(Source records)

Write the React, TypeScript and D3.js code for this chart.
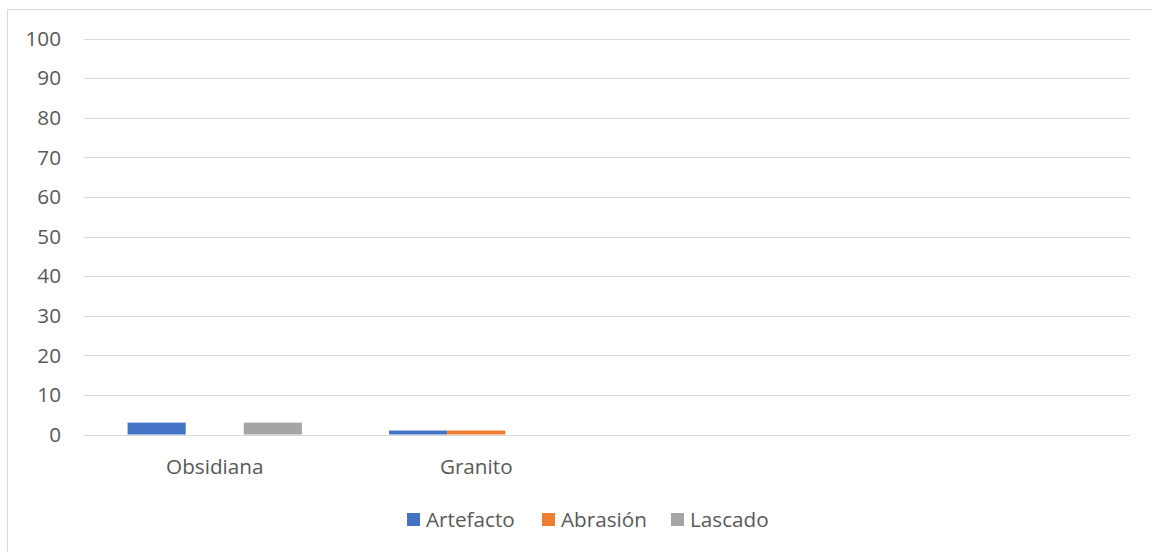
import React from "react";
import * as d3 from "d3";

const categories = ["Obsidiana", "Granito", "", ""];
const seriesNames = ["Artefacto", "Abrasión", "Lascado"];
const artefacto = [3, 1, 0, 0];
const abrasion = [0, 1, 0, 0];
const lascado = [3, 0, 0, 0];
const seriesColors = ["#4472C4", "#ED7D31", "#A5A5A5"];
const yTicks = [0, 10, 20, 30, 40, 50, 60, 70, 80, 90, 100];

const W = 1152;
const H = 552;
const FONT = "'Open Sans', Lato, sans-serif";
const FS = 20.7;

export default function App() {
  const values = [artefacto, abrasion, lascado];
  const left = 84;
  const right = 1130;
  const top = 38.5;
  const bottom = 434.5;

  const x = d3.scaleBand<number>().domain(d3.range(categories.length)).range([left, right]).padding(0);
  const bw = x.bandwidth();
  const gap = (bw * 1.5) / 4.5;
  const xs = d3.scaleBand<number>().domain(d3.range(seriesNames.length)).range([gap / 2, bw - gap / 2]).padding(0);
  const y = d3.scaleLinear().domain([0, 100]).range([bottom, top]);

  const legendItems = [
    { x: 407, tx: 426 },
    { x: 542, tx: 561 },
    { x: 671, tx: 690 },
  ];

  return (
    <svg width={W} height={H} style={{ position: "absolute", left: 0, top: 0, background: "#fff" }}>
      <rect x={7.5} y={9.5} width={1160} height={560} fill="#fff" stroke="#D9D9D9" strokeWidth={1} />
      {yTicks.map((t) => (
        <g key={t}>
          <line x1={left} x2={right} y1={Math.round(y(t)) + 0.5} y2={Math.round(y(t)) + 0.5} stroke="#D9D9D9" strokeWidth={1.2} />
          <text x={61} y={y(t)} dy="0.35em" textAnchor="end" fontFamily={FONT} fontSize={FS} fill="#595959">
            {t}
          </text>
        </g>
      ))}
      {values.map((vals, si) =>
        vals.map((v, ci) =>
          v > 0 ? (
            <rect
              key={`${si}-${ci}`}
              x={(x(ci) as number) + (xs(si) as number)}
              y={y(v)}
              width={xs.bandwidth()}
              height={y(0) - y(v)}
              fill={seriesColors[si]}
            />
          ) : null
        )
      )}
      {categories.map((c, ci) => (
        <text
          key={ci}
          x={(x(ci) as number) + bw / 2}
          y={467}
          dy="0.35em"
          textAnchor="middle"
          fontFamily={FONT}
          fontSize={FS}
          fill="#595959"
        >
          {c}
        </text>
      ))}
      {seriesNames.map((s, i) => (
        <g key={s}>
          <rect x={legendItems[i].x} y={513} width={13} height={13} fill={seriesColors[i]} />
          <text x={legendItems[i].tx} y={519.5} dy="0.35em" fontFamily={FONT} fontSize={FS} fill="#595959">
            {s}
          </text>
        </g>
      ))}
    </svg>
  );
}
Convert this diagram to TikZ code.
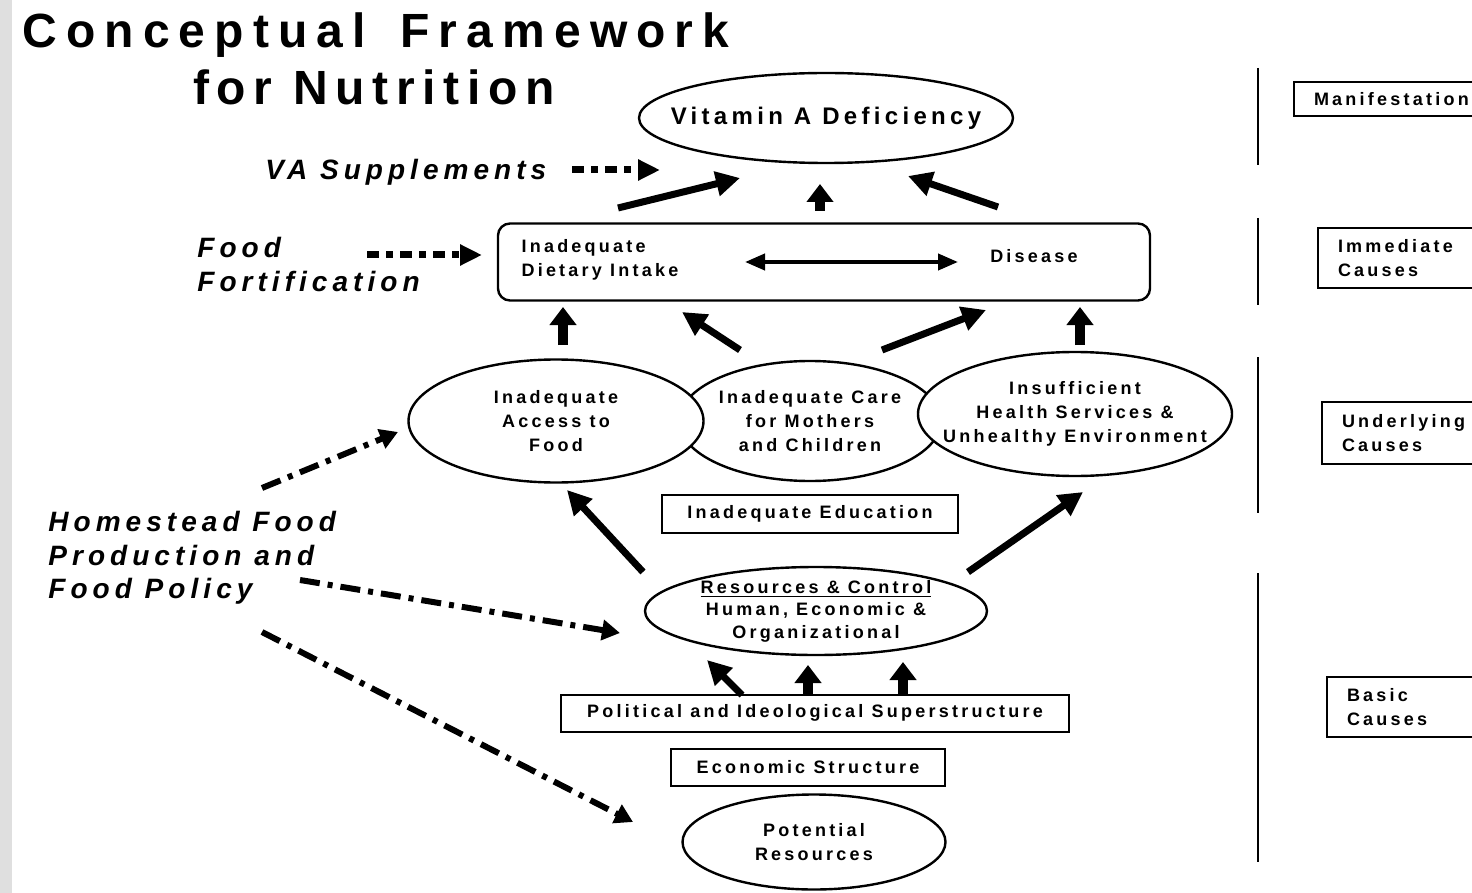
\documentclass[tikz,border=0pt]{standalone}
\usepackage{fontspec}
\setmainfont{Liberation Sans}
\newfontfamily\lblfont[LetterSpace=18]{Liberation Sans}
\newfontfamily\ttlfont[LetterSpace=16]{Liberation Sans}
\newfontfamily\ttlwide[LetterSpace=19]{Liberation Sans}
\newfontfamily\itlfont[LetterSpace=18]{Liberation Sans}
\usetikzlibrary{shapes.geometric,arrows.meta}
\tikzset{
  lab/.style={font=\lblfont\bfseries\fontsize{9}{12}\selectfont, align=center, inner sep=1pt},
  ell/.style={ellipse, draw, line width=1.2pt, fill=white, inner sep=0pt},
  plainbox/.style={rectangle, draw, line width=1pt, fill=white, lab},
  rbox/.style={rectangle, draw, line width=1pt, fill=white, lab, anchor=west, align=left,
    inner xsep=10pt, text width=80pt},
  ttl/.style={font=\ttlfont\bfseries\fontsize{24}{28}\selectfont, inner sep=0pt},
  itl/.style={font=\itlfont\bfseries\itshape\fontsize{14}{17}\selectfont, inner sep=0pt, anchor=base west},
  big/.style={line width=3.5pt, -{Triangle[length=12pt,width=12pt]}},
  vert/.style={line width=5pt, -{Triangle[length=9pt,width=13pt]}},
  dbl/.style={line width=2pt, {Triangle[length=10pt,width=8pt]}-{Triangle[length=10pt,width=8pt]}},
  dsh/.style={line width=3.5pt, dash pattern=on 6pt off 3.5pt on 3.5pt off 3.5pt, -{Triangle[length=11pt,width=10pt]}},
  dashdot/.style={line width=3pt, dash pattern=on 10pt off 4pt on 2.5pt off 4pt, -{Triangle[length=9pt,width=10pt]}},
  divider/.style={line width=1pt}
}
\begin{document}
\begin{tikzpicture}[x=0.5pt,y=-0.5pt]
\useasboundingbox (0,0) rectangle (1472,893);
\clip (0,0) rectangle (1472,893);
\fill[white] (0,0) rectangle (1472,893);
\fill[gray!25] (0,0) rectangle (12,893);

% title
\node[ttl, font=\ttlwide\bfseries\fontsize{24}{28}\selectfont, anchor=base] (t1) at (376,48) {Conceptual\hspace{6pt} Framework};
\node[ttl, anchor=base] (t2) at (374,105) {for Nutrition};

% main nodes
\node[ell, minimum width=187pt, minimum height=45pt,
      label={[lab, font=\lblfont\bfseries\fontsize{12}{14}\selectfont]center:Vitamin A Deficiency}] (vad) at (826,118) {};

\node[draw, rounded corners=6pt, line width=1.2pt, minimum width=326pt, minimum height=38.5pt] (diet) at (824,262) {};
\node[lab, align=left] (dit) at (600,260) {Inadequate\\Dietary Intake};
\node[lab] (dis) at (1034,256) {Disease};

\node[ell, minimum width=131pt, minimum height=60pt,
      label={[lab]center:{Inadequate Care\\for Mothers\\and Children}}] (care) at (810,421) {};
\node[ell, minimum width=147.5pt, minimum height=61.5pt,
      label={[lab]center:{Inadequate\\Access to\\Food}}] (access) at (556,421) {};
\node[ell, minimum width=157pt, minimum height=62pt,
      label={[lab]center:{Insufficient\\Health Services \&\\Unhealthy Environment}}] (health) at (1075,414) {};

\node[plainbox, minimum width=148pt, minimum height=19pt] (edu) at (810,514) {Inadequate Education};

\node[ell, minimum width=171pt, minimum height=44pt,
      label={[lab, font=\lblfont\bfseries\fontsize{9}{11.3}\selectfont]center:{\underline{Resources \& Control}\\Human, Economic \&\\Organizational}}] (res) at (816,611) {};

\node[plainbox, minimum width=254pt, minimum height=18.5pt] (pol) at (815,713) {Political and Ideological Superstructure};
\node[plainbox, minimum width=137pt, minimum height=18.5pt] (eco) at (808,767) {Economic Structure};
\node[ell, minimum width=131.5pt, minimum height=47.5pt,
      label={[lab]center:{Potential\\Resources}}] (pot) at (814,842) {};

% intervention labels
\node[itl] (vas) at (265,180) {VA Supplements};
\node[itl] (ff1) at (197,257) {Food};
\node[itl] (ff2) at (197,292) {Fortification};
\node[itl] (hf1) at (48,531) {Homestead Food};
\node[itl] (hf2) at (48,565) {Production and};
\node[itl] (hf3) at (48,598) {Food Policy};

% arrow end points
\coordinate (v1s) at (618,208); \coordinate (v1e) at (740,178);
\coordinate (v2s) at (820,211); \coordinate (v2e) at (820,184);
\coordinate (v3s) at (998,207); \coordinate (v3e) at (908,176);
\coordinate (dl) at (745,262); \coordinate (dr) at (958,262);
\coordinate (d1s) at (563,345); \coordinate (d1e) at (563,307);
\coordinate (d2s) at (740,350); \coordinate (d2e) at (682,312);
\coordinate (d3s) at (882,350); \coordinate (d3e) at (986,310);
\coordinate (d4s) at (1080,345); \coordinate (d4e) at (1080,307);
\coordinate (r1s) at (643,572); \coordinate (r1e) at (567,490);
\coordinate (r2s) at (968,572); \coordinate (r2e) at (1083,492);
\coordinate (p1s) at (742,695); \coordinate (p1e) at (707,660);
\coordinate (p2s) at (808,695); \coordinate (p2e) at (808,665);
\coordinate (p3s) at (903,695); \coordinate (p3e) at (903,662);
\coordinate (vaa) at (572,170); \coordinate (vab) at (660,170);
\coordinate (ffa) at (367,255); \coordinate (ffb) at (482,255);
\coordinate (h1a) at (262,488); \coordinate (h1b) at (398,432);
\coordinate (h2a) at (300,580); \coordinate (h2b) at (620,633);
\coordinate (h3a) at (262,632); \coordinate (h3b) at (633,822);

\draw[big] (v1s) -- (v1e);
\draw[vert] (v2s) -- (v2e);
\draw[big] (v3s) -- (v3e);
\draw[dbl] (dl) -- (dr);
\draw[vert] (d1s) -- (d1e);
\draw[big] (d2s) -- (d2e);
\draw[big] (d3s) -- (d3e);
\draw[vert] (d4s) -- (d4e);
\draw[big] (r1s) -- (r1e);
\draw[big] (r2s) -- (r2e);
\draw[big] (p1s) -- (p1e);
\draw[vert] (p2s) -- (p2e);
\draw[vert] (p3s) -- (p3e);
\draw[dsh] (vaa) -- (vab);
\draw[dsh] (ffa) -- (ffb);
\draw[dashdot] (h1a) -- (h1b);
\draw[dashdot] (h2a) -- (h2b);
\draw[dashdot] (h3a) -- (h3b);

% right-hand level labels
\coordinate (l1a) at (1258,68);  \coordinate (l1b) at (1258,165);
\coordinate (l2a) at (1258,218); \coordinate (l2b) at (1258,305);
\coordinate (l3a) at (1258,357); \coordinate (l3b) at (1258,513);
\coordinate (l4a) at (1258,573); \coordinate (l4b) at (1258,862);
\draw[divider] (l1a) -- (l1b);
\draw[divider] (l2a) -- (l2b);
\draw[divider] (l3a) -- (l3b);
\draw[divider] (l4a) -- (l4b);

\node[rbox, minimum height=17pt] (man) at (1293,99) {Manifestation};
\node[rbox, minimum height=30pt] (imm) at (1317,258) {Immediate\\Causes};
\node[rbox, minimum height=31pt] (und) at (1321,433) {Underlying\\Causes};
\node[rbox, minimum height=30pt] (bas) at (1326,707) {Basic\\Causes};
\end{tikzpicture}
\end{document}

### Goal of the exercise
Pick out every line holding the string "this" and return it.

### Task response
Write the React, TypeScript and D3.js code for this chart.
Convert this diagram to TikZ code.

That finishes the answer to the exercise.